Nach § 28a Abs. 3 Satz 2 Nr. 1 Buchst. d und e SGB IV haben Arbeitgeber der Einzugsstelle bei der Anmeldung zusätzlich anzugeben, ob zum Arbeitgeber eine Beziehung als Ehegatte, Lebenspartner oder Abkömmling besteht, bzw. ob es sich um eine Tätigkeit als geschäftsführender Gesellschafter einer GmbH handelt. Es handelt sich folglich um ein obligatorisches Anfrageverfahren (§ 7a Abs. 1 Satz 2 SGB VI).

Wer ist Angehöriger?

Unter Abkömmlingen sind Kinder, nichteheliche Kinder, adoptierte Kinder, Enkel und Urenkel zu verstehen. Das Statusfeststellungsverfahren ist nicht auf die Kinder in erster Generation beschränkt. Stief- und Pflegekinder gelten hingegen nicht als Abkömmlinge.

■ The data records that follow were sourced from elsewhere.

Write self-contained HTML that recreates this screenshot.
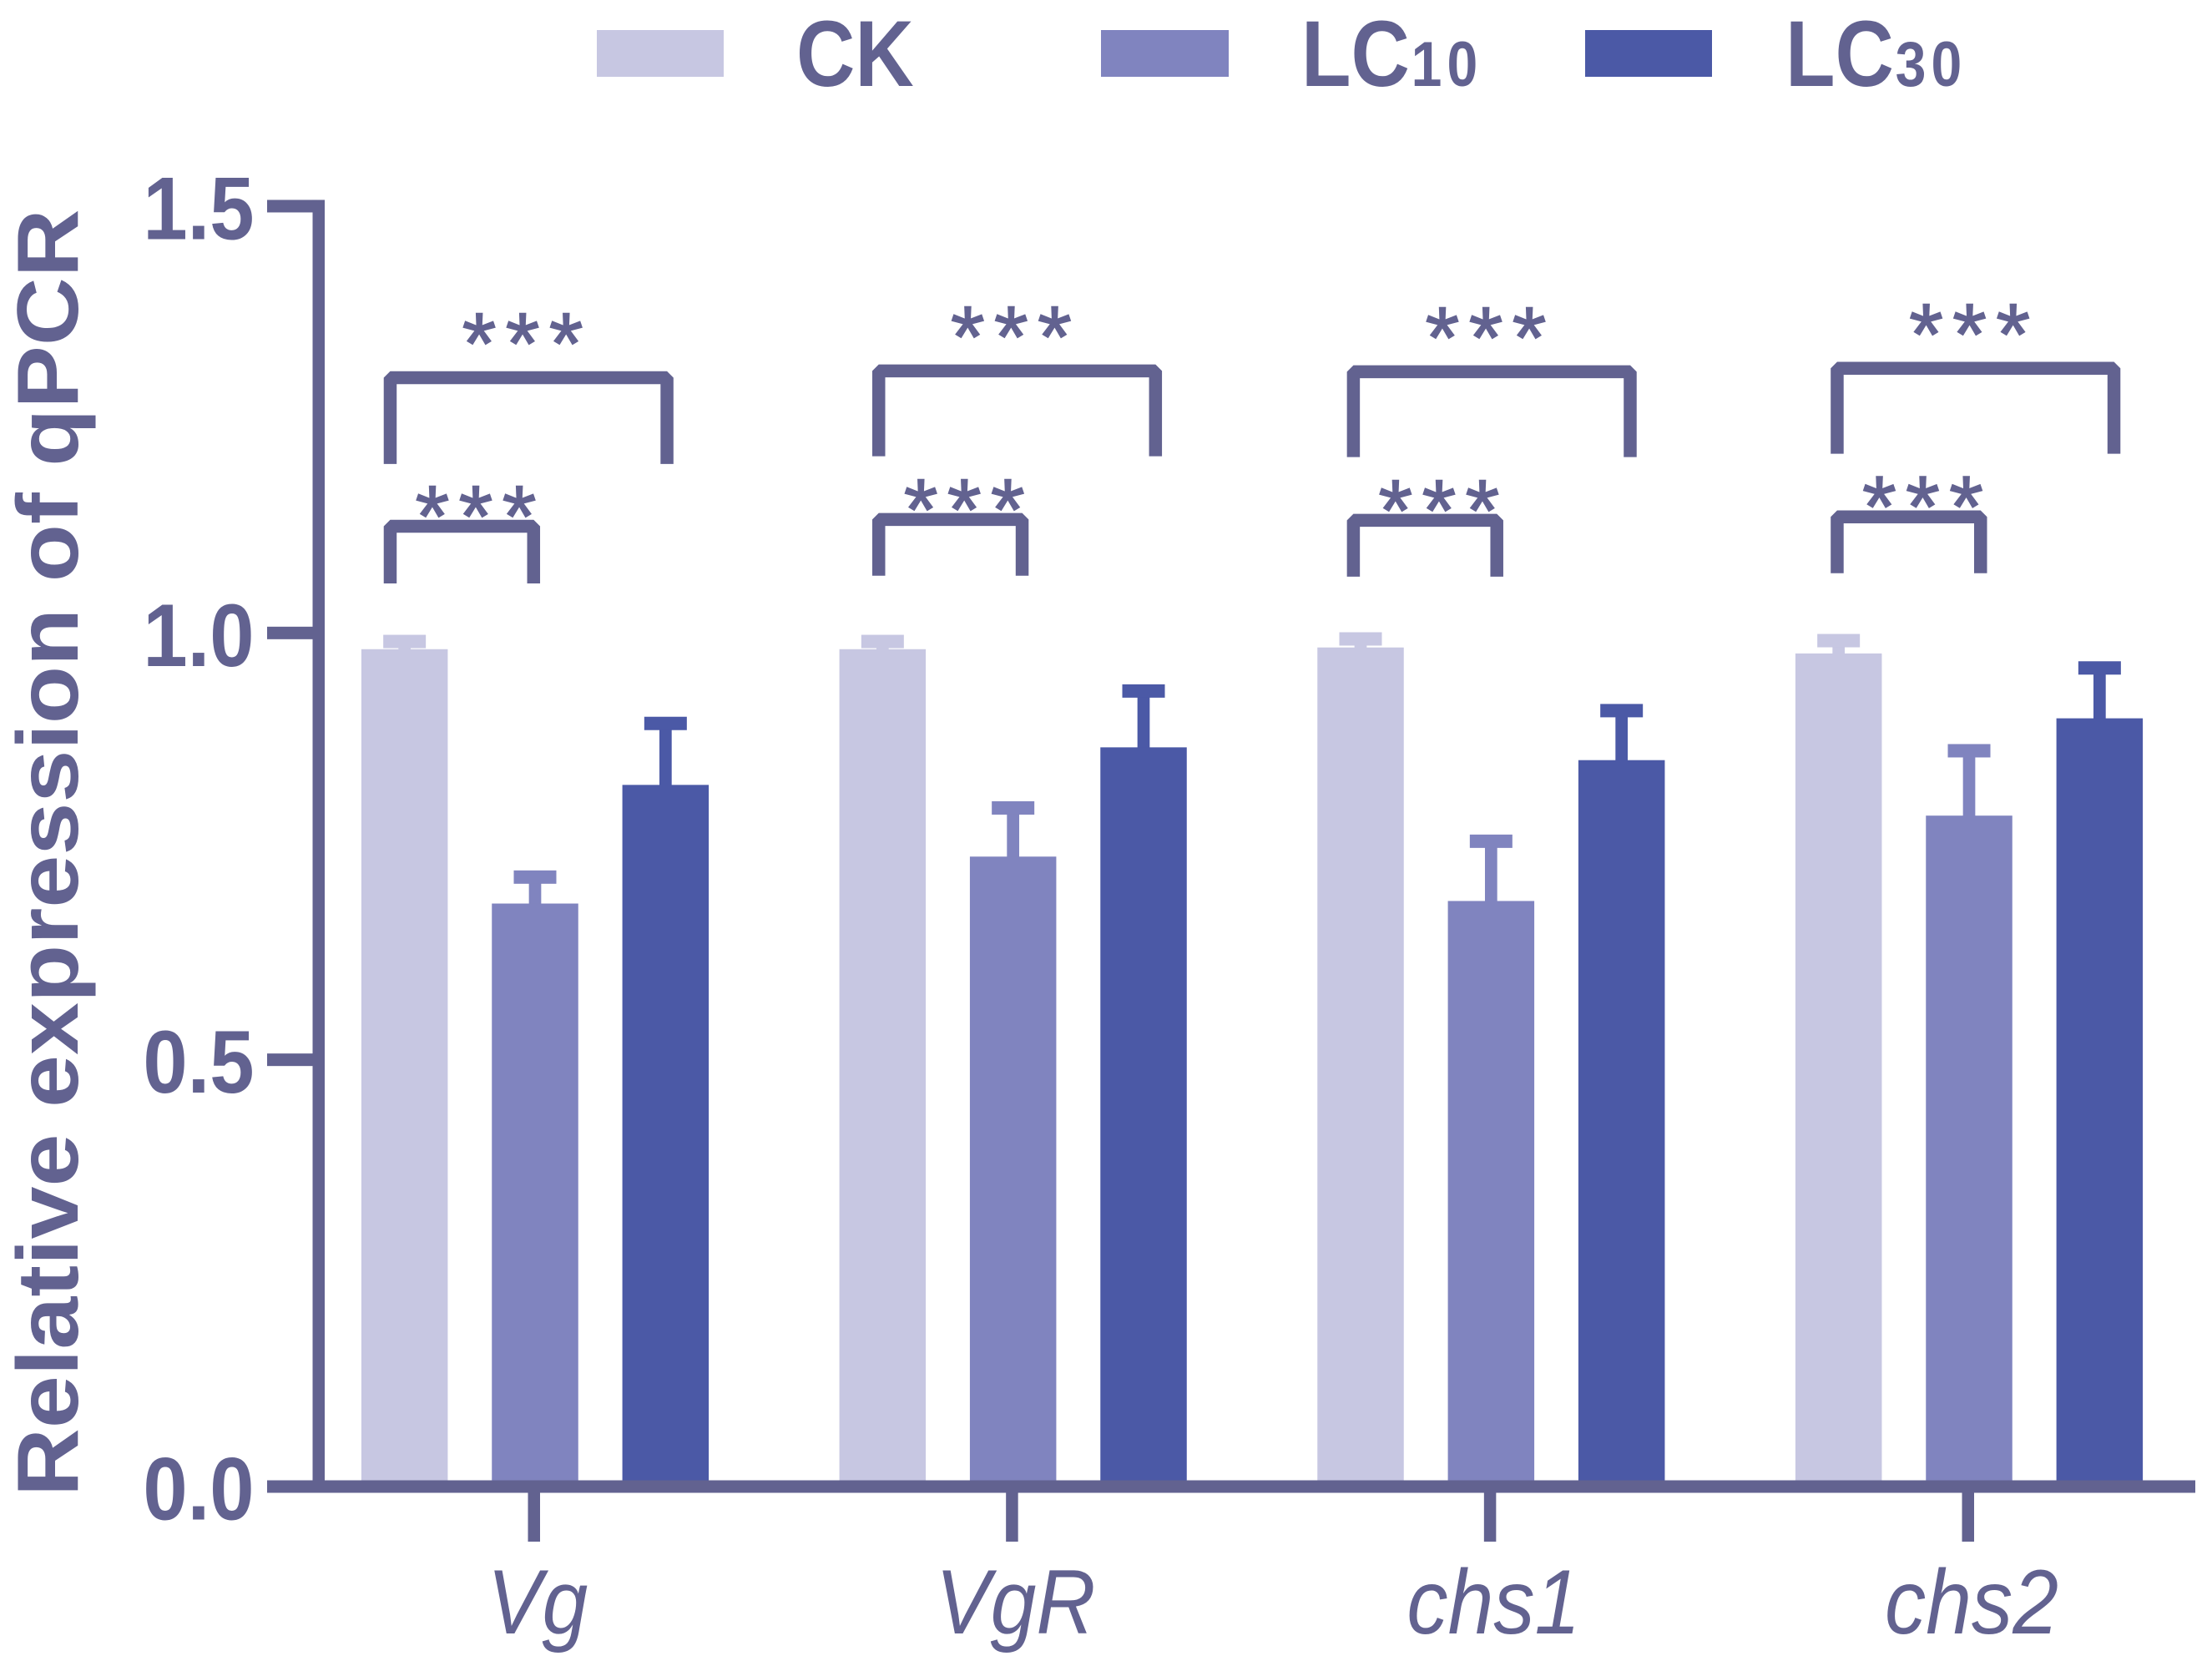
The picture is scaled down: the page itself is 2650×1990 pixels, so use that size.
<!DOCTYPE html>
<html lang="en">
<head>
<meta charset="utf-8">
<title>Relative expression of qPCR</title>
<style>
html,body{margin:0;padding:0;background:#fff;}
svg{display:block;}
text{font-family:"Liberation Sans",sans-serif;fill:#626290;}
</style>
</head>
<body>
<svg id="chart" xmlns="http://www.w3.org/2000/svg" width="2650" height="1990" viewBox="0 0 2650 1990">
  <rect x="0" y="0" width="2650" height="1990" fill="#ffffff"/>
  <g>
    <g>
      <rect x="715" y="36" width="152" height="56" fill="#c7c7e2"/>
      <text transform="translate(954,103) scale(0.87,1)" font-size="112" font-weight="700">CK</text>
    </g>
    <g>
      <rect x="1319" y="36" width="153" height="56" fill="#8084bf"/>
      <text transform="translate(1559,103) scale(0.87,1)" font-size="112" font-weight="700">LC<tspan font-size="76" dx="2" letter-spacing="7">10</tspan></text>
    </g>
    <g>
      <rect x="1899" y="36" width="152" height="56" fill="#4b59a6"/>
      <text transform="translate(2139,103) scale(0.87,1)" font-size="112" font-weight="700">LC<tspan font-size="76" dx="2" letter-spacing="7">30</tspan></text>
    </g>
  </g>
  <text transform="translate(93,1793) rotate(-90) scale(1,0.92)" font-size="113.3" font-weight="700">Relative expression of qPCR</text>
  <g id="marks"></g>
  <g id="annotations"></g>
  <g id="axes"></g>
</svg>
<script>
const categories = ['Vg', 'VgR', 'chs1', 'chs2'];
const seriesNames = ['CK', 'LC10', 'LC30'];
const ckValues = [0.981, 0.981, 0.983, 0.976];
const lc10Values = [0.683, 0.738, 0.686, 0.786];
const lc30Values = [0.822, 0.866, 0.851, 0.900];
const ckErrors = [0.009, 0.009, 0.010, 0.015];
const lc10Errors = [0.031, 0.057, 0.070, 0.076];
const lc30Errors = [0.072, 0.066, 0.058, 0.059];
const yTicks = [0, 0.5, 1.0, 1.5];
const yTickLabels = ['0.0', '0.5', '1.0', '1.5'];
const upperBracketLevels = [1.299, 1.307, 1.306, 1.310];
const upperBracketEnds = [1.198, 1.207, 1.206, 1.210];
const lowerBracketLevels = [1.125, 1.133, 1.132, 1.136];
const lowerBracketEnds = [1.058, 1.067, 1.066, 1.070];
const bracketStarts = [-0.303, -0.281, -0.288, -0.276];
const significanceMark = '***';

const seriesValues = [ckValues, lc10Values, lc30Values];
const seriesErrors = [ckErrors, lc10Errors, lc30Errors];
const seriesColors = ['#c7c7e2', '#8084bf', '#4b59a6'];
const AXIS = '#626290';
const NS = 'http://www.w3.org/2000/svg';

function x(g) { return 641 + g * 572.67; }
function y(v) { return 1781 - v * 1022.67; }
const barStep = 0.273;
const barWidth = 103.5;
const capWidth = 51;
const capHeight = 16;
const stemWidth = 14.7;
const starSize = 105;
const starSpacing = 11.2;

function make(tag, attrs, parent) {
  const el = document.createElementNS(NS, tag);
  for (const k in attrs) el.setAttribute(k, attrs[k]);
  parent.appendChild(el);
  return el;
}

const marks = document.getElementById('marks');
const annotations = document.getElementById('annotations');
const axes = document.getElementById('axes');

categories.forEach(function (cat, g) {
  seriesNames.forEach(function (name, s) {
    const cx = x(g + (s - 1) * barStep);
    const v = seriesValues[s][g];
    const capY = y(v + seriesErrors[s][g]);
    const color = seriesColors[s];

    const stem = make('rect', {x: cx - stemWidth / 2, y: capY, width: stemWidth, height: y(v) - capY + 1, fill: color}, marks);
    
    

    const cap = make('rect', {x: cx - capWidth / 2, y: capY - capHeight / 2, width: capWidth, height: capHeight, fill: color}, marks);
    
    

    const bar = make('rect', {x: cx - barWidth / 2, y: y(v), width: barWidth, height: y(0) - y(v), fill: color}, marks);
    
    
  });

  const left = g + bracketStarts[g];
  const upperSpan = 0.579;
  const lowerSpan = 0.3;

  const upper = make('path', {
    d: 'M' + x(left) + ' ' + y(upperBracketEnds[g]) + ' V' + y(upperBracketLevels[g]) + ' H' + x(left + upperSpan) + ' V' + y(upperBracketEnds[g]),
    fill: 'none', stroke: AXIS, 'stroke-width': 15.5, 'stroke-linejoin': 'bevel', 'stroke-linecap': 'butt'
  }, annotations);
  
  

  const lower = make('path', {
    d: 'M' + x(left) + ' ' + y(lowerBracketEnds[g]) + ' V' + y(lowerBracketLevels[g]) + ' H' + x(left + lowerSpan) + ' V' + y(lowerBracketEnds[g]),
    fill: 'none', stroke: AXIS, 'stroke-width': 15.5, 'stroke-linejoin': 'bevel', 'stroke-linecap': 'butt'
  }, annotations);
  
  

  const upperStars = make('text', {
    x: x(left + 0.277) + starSpacing / 2, y: y(upperBracketLevels[g]) - 5, 'text-anchor': 'middle',
    'font-size': starSize, 'letter-spacing': starSpacing, stroke: AXIS, 'stroke-width': 1.5
  }, annotations);
  upperStars.textContent = significanceMark;
  
  

  const lowerStars = make('text', {
    x: x(left + 0.179) + starSpacing / 2, y: y(lowerBracketLevels[g]) + 24, 'text-anchor': 'middle',
    'font-size': starSize, 'letter-spacing': starSpacing, stroke: AXIS, 'stroke-width': 1.5
  }, annotations);
  lowerStars.textContent = significanceMark;
  
  

  const tick = make('rect', {x: x(g) - 8.5, y: y(0), width: 14.5, height: 66, fill: AXIS}, axes);
  
  

  const lx = x(g) + 3;
  const label = make('text', {
    transform: 'translate(' + lx + ',1957) scale(0.895,1)', 'text-anchor': 'middle',
    'font-size': 110, 'font-style': 'italic'
  }, axes);
  label.textContent = cat;
  
  
});

const yLine = make('rect', {x: 374.5, y: y(1.5) - 7.5, width: 14.5, height: y(0) - y(1.5) + 15, fill: AXIS}, axes);



const xLine = make('rect', {x: 320, y: y(0) - 7.5, width: 2310, height: 15, fill: AXIS}, axes);



yTicks.forEach(function (t, i) {
  const tick = make('rect', {x: 320, y: y(t) - 7.5, width: 60, height: 15, fill: AXIS}, axes);
  
  

  const label = make('text', {
    transform: 'translate(304.5,' + (y(t) + 39.5) + ') scale(0.895,1)', 'text-anchor': 'end',
    'font-size': 107, 'font-weight': 700
  }, axes);
  label.textContent = yTickLabels[i];
  
  
});
</script>
</body>
</html>
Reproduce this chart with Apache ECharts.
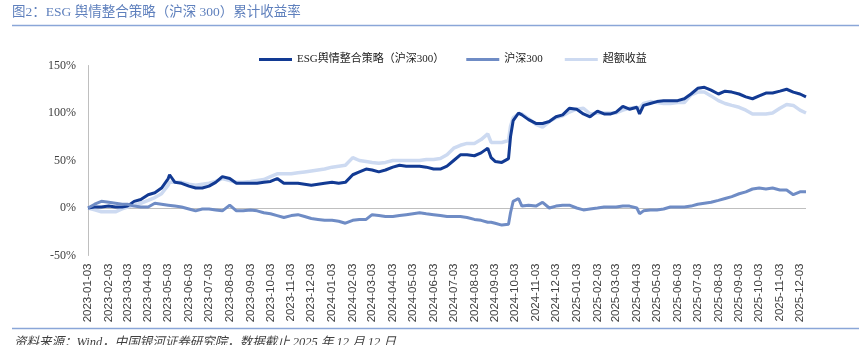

Bei der Anmeldung ist dieser Personenkreis gesondert zu charakterisieren und mit einem „Statuskennzeichen“ zu versehen. Dabei ist anzugeben:

1 = Ehegatte, Lebenspartner oder Abkömmling des Arbeitgebers
2 = Geschäftsführender Gesellschafter einer GmbH

Bei einer Unternehmergesellschaft (UG) (haftungsbeschränkt) handelt es sich um eine besondere Variante der GmbH, die mit einem Stammkapital von weniger als 25.000 Euro gegründet wird. Daher gilt das obligatorische Statusfeststellungsverfahren auch bei der Anmeldung eines geschäftsführenden Gesellschafters einer UG (haftungsbeschränkt). Auch hier ist das Statuskennzeichen „2“ zu vergeben.

Nach Abschluss des Statusfeststellungsverfahrens wird die Entscheidung den Beteiligten mittels eines rechtsbehelfsfähigen Bescheides mitgeteilt.

Bei Statusentscheidungen im obligatorischen Verfahren gelten die Besonderheiten zum Beginn der Versicherungspflicht, zur Fälligkeit der Beiträge und zur fehlenden aufschiebenden Wirkung von Rechtsbehelfen nicht.

Bindungswirkung der Entscheidung der Clearingstelle

An die rechtskräftige Feststellung der Clearingstelle – im optionalen wie auch im obligatorischen Statusfeststellungsverfahren –, dass ein versicherungspflichtiges Beschäftigungsverhältnis vorliegt, ist die Bundesagentur für Arbeit im Leistungsfall gebunden (§ 336 SGB III). Steuerberater haben, anders als Rentenberater, keine Vertretungsbefugnis in Statusfeststellungsverfahren (BSG-Urteile vom 5. März 2014 – B 12 R4/12 R und B 12 R7/12 R).